I never set anyone at ease. I always thought it was their problem. Either they were at ease or they weren’t. That was part of what was interesting about a picture. Setting people at ease is not part of what I do. The question assumes that one is looking for a “nice” picture, but a good portrait photographer is looking for something else. It might be a nice picture and it might not. I know, however, that I do set people at ease because I’m very direct. I’m there simply to take the picture and that’s it.
Most people don’t like having their picture taken. It’s a stressful, self-confrontational moment. Some people are better at it than others. I work best with people who can project themselves, but many people can’t do that. Or they don’t want to. They don’t feel good about themselves. Or they feel too good about themselves. I’m not very accomplished at talking to people, and I certainly can’t talk to people and take pictures at the same time. For one thing, I look through a viewfinder when I work. Richard Avedon seduced his subjects with conversation. He had a Rolleiflex that he would look down at and then up from. It was never in front of his face. Most of the great portrait photographers didn’t have a camera in front of their faces. It was next to them while they talked.
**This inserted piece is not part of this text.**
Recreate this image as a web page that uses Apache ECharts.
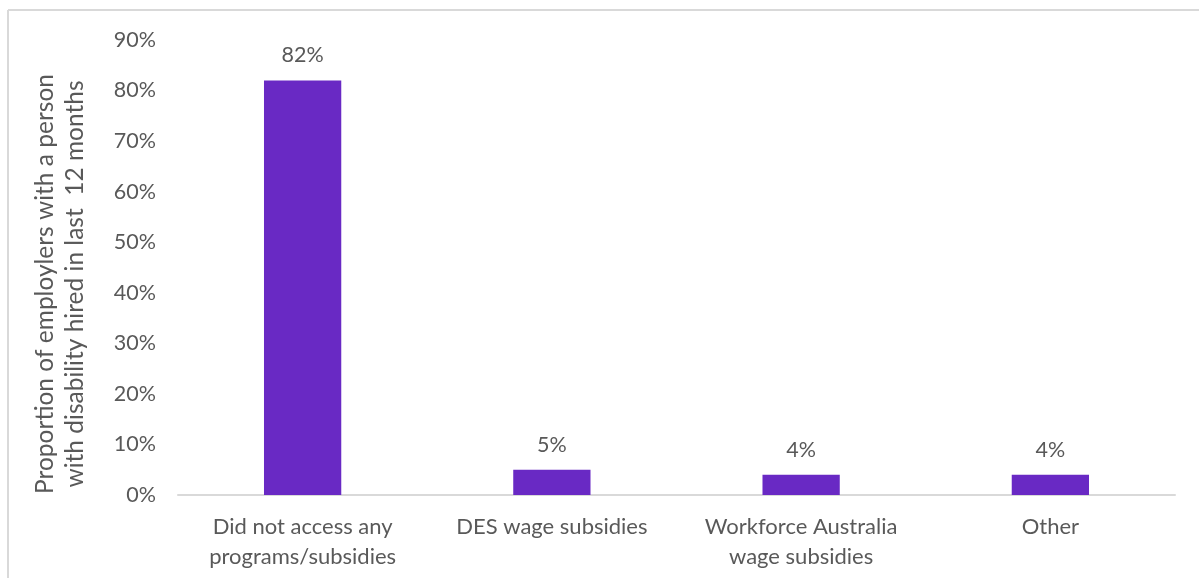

The classic anecdote about Avedon getting what he wanted from a sitter is the one about him going to photograph the Duke and Duchess of Windsor. They were great animal lovers. They doted on their pugs. Avedon set up the portrait, talking all the while, and just before he took the picture he told them a story, completely untrue, about how on the way to the sitting his taxi had run over a little dog. That broke their composure. He got the famous portrait of them looking anguished.
Maybe if I live another 50 years I could do that. You have to admire it, though. I think the only form of seduction I’m capable of is the assurance that I’m a good photographer and that we’re going to do something interesting. I’ve never asked anyone to do something that didn’t seem right for them. And I don’t ask them to do something for no reason. There’s always some thought behind my pictures. I throw out several ideas and see what the subject wants to do. When I photographed the performance artist Rachel Rosenthal, for instance, I gave her three or four ideas. The last one was about being buried in the sand in the desert. That’s the one she got excited about. I also sometimes ask a subject if they have ideas. The portrait of Cindy Sherman was her idea. I just brought it to life. Realised it.
It’s a collaboration. Especially if you’re working with an entertainer, an actor or a comedian. I never make people do anything. But I’m the photographer. It’s a photo session. A lot of it is about play. Painting the Blues Brothers blue, for instance. Or giving a subject a role, a fantasy, to act out. I’m interested in getting something unpredictable, something you don’t normally see. Even so, when the picture starts to happen, it’s often a surprise.